Allan Worthy (born 1 January 1974) is an English cricketer.  Worthy is a right-handed batsman who bowls right-arm Off break.  He was born at South Hetton, County Durham. He was the first ever to reach 10,000 NEPL runs.

Worthy made his debut in List A cricket for the Durham Cricket Board against the Leicestershire Cricket Board in the 2000 NatWest Trophy.  From 2000 to 2003, he represented the Board in 4 List A matches, the last of which came against Glamorgan in the 2003 Cheltenham & Gloucester Trophy.
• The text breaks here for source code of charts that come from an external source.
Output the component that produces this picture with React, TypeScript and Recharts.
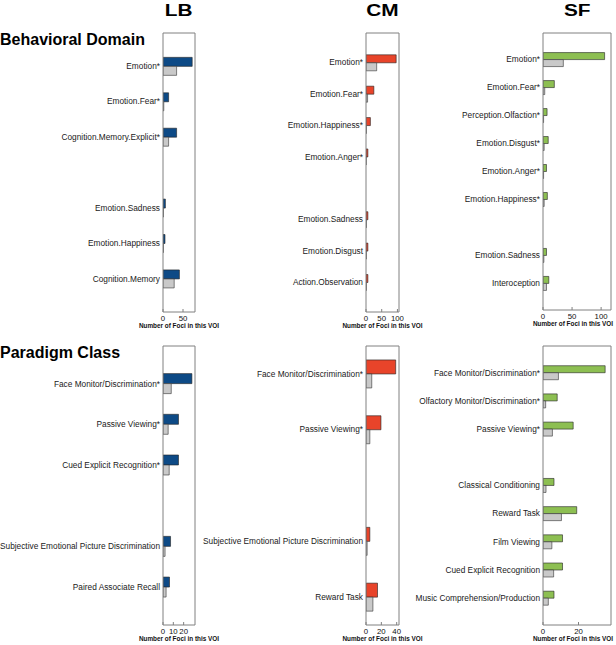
import React from 'react';
import { BarChart, Bar, XAxis, YAxis } from 'recharts';

// Behavioral Domain
const lbDomainCats = ['Emotion*', 'Emotion.Fear*', 'Cognition.Memory.Explicit*', '', 'Emotion.Sadness', 'Emotion.Happiness', 'Cognition.Memory'];
const lbDomainObs = [73, 14, 34, null, 6, 5, 41];
const lbDomainExp = [34, 2, 14, null, 1, 1, 28];

const cmDomainCats = ['Emotion*', 'Emotion.Fear*', 'Emotion.Happiness*', 'Emotion.Anger*', '', 'Emotion.Sadness', 'Emotion.Disgust', 'Action.Observation'];
const cmDomainObs = [96, 25, 14, 6, null, 6, 6, 6];
const cmDomainExp = [34, 5, 1, 0.5, null, 1, 1, 1];

const sfDomainCats = ['Emotion*', 'Emotion.Fear*', 'Perception.Olfaction*', 'Emotion.Disgust*', 'Emotion.Anger*', 'Emotion.Happiness*', '', 'Emotion.Sadness', 'Interoception'];
const sfDomainObs = [106, 19.5, 7, 9, 6, 7.5, null, 6, 10];
const sfDomainExp = [35, 3, 1, 2, 1, 2, null, 1.5, 6];

// Paradigm Class
const lbParadigmCats = ['Face Monitor/Discrimination*', 'Passive Viewing*', 'Cued Explicit Recognition*', '', 'Subjective Emotional Picture Discrimination', 'Paired Associate Recall'];
const lbParadigmObs = [28, 15, 15, null, 7.3, 6.3];
const lbParadigmExp = [8, 5, 6, null, 2, 3];

const cmParadigmCats = ['Face Monitor/Discrimination*', 'Passive Viewing*', '', 'Subjective Emotional Picture Discrimination', 'Reward Task'];
const cmParadigmObs = [38.7, 19.5, null, 5, 15];
const cmParadigmExp = [7.5, 5, null, 1.5, 9];

const sfParadigmCats = ['Face Monitor/Discrimination*', 'Olfactory Monitor/Discrimination*', 'Passive Viewing*', '', 'Classical Conditioning', 'Reward Task', 'Film Viewing', 'Cued Explicit Recognition', 'Music Comprehension/Production'];
const sfParadigmObs = [35, 8, 17, null, 6.2, 19, 11, 11, 6.2];
const sfParadigmExp = [8.7, 1.5, 5.3, null, 1.7, 10.4, 5, 6, 3];

const FONT = '"Liberation Sans", Arial, Helvetica, sans-serif';
const BOX = '#808080';
const GRAY = '#c9c9c9';
const AXIS_LABEL = 'Number of Foci in this VOI';

const panels = [
  { cats: lbDomainCats, obs: lbDomainObs, exp: lbDomainExp, color: '#0d4a86', colX: 0, boxLeft: 163, boxRight: 195, boxTop: 33, boxBottom: 312, xMax: 80, xTicks: [0, 50], pad: 1, labelShift: 0 },
  { cats: cmDomainCats, obs: cmDomainObs, exp: cmDomainExp, color: '#e8442a', colX: 200, boxLeft: 366, boxRight: 399, boxTop: 33, boxBottom: 312, xMax: 105, xTicks: [0, 50, 100], pad: 1, labelShift: 0 },
  { cats: sfDomainCats, obs: sfDomainObs, exp: sfDomainExp, color: '#8dbf52', colX: 400, boxLeft: 543, boxRight: 611, boxTop: 33, boxBottom: 310, xMax: 117, xTicks: [0, 50, 100], pad: 1, labelShift: -4 },
  { cats: lbParadigmCats, obs: lbParadigmObs, exp: lbParadigmExp, color: '#0d4a86', colX: 0, boxLeft: 163, boxRight: 195, boxTop: 346, boxBottom: 625, xMax: 31, xTicks: [0, 10, 20], pad: 1, labelShift: 0 },
  { cats: cmParadigmCats, obs: cmParadigmObs, exp: cmParadigmExp, color: '#e8442a', colX: 200, boxLeft: 366, boxRight: 399, boxTop: 346, boxBottom: 625, xMax: 43, xTicks: [0, 20, 40], pad: 0.5, labelShift: 0 },
  { cats: sfParadigmCats, obs: sfParadigmObs, exp: sfParadigmExp, color: '#8dbf52', colX: 400, boxLeft: 543, boxRight: 611, boxTop: 346, boxBottom: 625, xMax: 38.3, xTicks: [0, 20], pad: 1, labelShift: -4 },
];

const titles = [
  { text: 'LB', center: 179 },
  { text: 'CM', center: 382.5 },
  { text: 'SF', center: 577 },
];

// plain svg text so long category names never wrap
function CatTick(props: any) {
  const { x, y, payload } = props;
  return (
    <text x={x} y={y} dy="0.33em" textAnchor="end" fontSize={8.3} fill="#1a1a1a" fontFamily={FONT}>
      {payload.value}
    </text>
  );
}

function Panel({ spec }: { spec: any }) {
  const data = spec.cats.map((name: string, i: number) => ({ name, obs: spec.obs[i], exp: spec.exp[i] }));
  const boxH = spec.boxBottom - spec.boxTop;
  const slot = boxH / (spec.cats.length + 2 * spec.pad);
  const padPx = slot * (spec.pad - 0.5);
  const topH = 2;
  const bottomH = 14;
  const rightW = 5;
  const width = spec.boxRight - spec.colX + rightW;
  const height = boxH + topH + bottomH;
  const center = (spec.boxLeft + spec.boxRight) / 2 + spec.labelShift;

  return (
    <>
      <div style={{ position: 'absolute', left: spec.colX, top: spec.boxTop - topH }}>
        <BarChart
          layout="vertical"
          width={width}
          height={height}
          data={data}
          margin={{ top: 0, right: 0, bottom: 0, left: 0 }}
          barCategoryGap="25%"
          barGap={0}
        >
          <XAxis
            xAxisId="b"
            type="number"
            orientation="bottom"
            domain={[0, spec.xMax]}
            ticks={spec.xTicks}
            interval={0}
            allowDataOverflow
            height={bottomH}
            stroke={BOX}
            tickSize={-3}
            tickMargin={6}
            tick={{ fontSize: 7.8, fill: '#111', fontFamily: FONT }}
          />
          <XAxis
            xAxisId="t"
            type="number"
            orientation="top"
            domain={[0, spec.xMax]}
            ticks={spec.xTicks}
            interval={0}
            allowDataOverflow
            height={topH}
            stroke={BOX}
            tickSize={-3}
            tick={false}
          />
          <YAxis
            yAxisId="l"
            type="category"
            dataKey="name"
            orientation="left"
            width={spec.boxLeft - spec.colX}
            padding={{ top: padPx, bottom: padPx }}
            interval={0}
            stroke={BOX}
            tickLine={false}
            tickSize={0}
            tickMargin={3}
            tick={<CatTick />}
          />
          <YAxis
            yAxisId="r"
            type="category"
            dataKey="name"
            orientation="right"
            width={rightW}
            padding={{ top: padPx, bottom: padPx }}
            interval={0}
            stroke={BOX}
            tickSize={-3}
            tick={false}
          />
          <Bar xAxisId="b" yAxisId="l" dataKey="obs" fill={spec.color} stroke="#222" strokeWidth={0.6} isAnimationActive={false} />
          <Bar xAxisId="b" yAxisId="l" dataKey="exp" fill={GRAY} stroke="#333" strokeWidth={0.6} isAnimationActive={false} />
        </BarChart>
      </div>
      <div style={{ position: 'absolute', left: center - 60, top: spec.boxBottom + 10.5, width: 120, textAlign: 'center', fontSize: 6.4, lineHeight: '6.5px', fontWeight: 'bold', color: '#111', whiteSpace: 'nowrap' }}>
        {AXIS_LABEL}
      </div>
    </>
  );
}

export default function App() {
  return (
    <div style={{ position: 'absolute', left: 0, top: 0, width: 616, height: 645, background: '#fff', fontFamily: FONT, overflow: 'hidden' }}>
      {titles.map((t) => (
        <div key={t.text} style={{ position: 'absolute', left: t.center - 40, top: 2.5, width: 80, textAlign: 'center', fontSize: 16, lineHeight: '16px', fontWeight: 'bold', color: '#000' }}>
          <span style={{ display: 'inline-block', transform: 'scaleX(1.3)' }}>{t.text}</span>
        </div>
      ))}
      <div style={{ position: 'absolute', left: 0, top: 31.5, fontSize: 16, lineHeight: '16px', fontWeight: 'bold', color: '#000' }}>Behavioral Domain</div>
      <div style={{ position: 'absolute', left: 0, top: 344.5, fontSize: 16, lineHeight: '16px', fontWeight: 'bold', color: '#000' }}>Paradigm Class</div>
      {panels.map((p, i) => (
        <Panel key={i} spec={p} />
      ))}
    </div>
  );
}
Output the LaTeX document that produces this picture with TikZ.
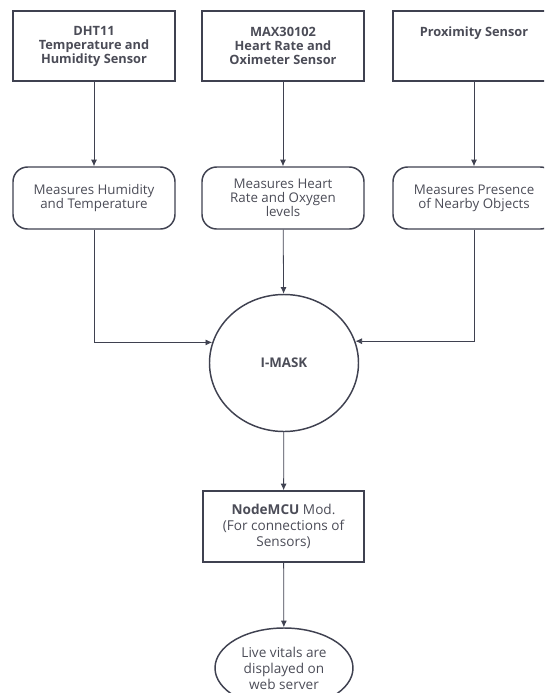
\documentclass[tikz,border=0pt]{standalone}
\usepackage{fontspec}
\setmainfont{Open Sans}
\usepackage{tikz}
\usetikzlibrary{shapes.geometric,arrows.meta}
\definecolor{lineC}{HTML}{3F4150}
\definecolor{textC}{HTML}{4B4C57}

\begin{document}
\begin{tikzpicture}[x=0.75pt, y=-0.75pt, >={Latex[length=5pt,width=4.5pt]},
  every node/.style={inner sep=1.5pt, text=textC, align=center, font=\fontsize{10}{10.5}\selectfont},
  sensor/.style={draw=lineC, line width=1.1pt, minimum width=121.5pt, minimum height=52.5pt, font=\fontsize{9.6}{10.5}\selectfont\bfseries},
  task/.style={draw=lineC, line width=1.1pt, rounded corners=11pt, minimum width=121.5pt, minimum height=46.5pt},
  link/.style={->, draw=lineC, line width=0.6pt}]
  \useasboundingbox (0,0) rectangle (544,693);
  \begin{scope}
  \clip (0,0) rectangle (544,693);
  \node[sensor] (sA) at (94,46) {DHT11\\Temperature and\\Humidity Sensor};
  \node[sensor] (sB) at (283,46) {MAX30102\\Heart Rate and\\Oximeter Sensor};
  \node[sensor] (sC) at (474,46) {Proximity Sensor\\~\\~};
  \node[task] (mA) at (94,198) {Measures Humidity\\and Temperature};
  \node[task] (mB) at (283,198) {Measures Heart\\Rate and Oxygen\\levels};
  \node[task] (mC) at (474,198) {Measures Presence\\of Nearby Objects};
  \node[ellipse, draw=lineC, line width=1.1pt, minimum width=111.75pt, minimum height=102.75pt, font=\fontsize{10}{10.5}\selectfont\bfseries] (mask) at (284,363) {I-MASK};
  \node[draw=lineC, line width=1.1pt, minimum width=120.75pt, minimum height=53.25pt, font=\fontsize{10.2}{12.3}\selectfont] (mcu) at (283.5,526.5) {\textbf{NodeMCU} Mod.\\(For connections of\\Sensors)};
  \node[ellipse, draw=lineC, line width=1.1pt, minimum width=103.5pt, minimum height=60pt, inner sep=0pt, font=\fontsize{10.2}{12}\selectfont] (web) at (284,668) {Live vitals are\\displayed on\\web server};
  \draw[link] (sA) -- (mA);
  \draw[link] (sB) -- (mB);
  \draw[link] (sC) -- (mC);
  \draw[link] (mA.south) |- (mask.164);
  \draw[link] (mB) -- (mask);
  \draw[link] (mC.south) |- (mask.17);
  \draw[link] (mask) -- (mcu);
  \draw[link] (mcu) -- (web);
  \end{scope}
\end{tikzpicture}
\end{document}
Worthy joined Northumberland in 2004, making his debut for the county in the Minor Counties Championship against Cambridgeshire.  From 2004 to 2009, he has represented the county in 28 Championship matches, the last of which came against Buckinghamshire.  Worthy currently represents the county in the MCCA Knockout Trophy.  His debut Trophy match for the county came against Staffordshire in 2004.  From 2004 to present, he has represented the county in 24 Trophy matches.

He also played a single List A match for the county against Middlesex in the 2005 Cheltenham & Gloucester Trophy.  In his 5 career List A matches, he scored 193 runs at a batting average of 38.50, with 3 half centuries  and a high score of 74.  In the field he took 2 catches.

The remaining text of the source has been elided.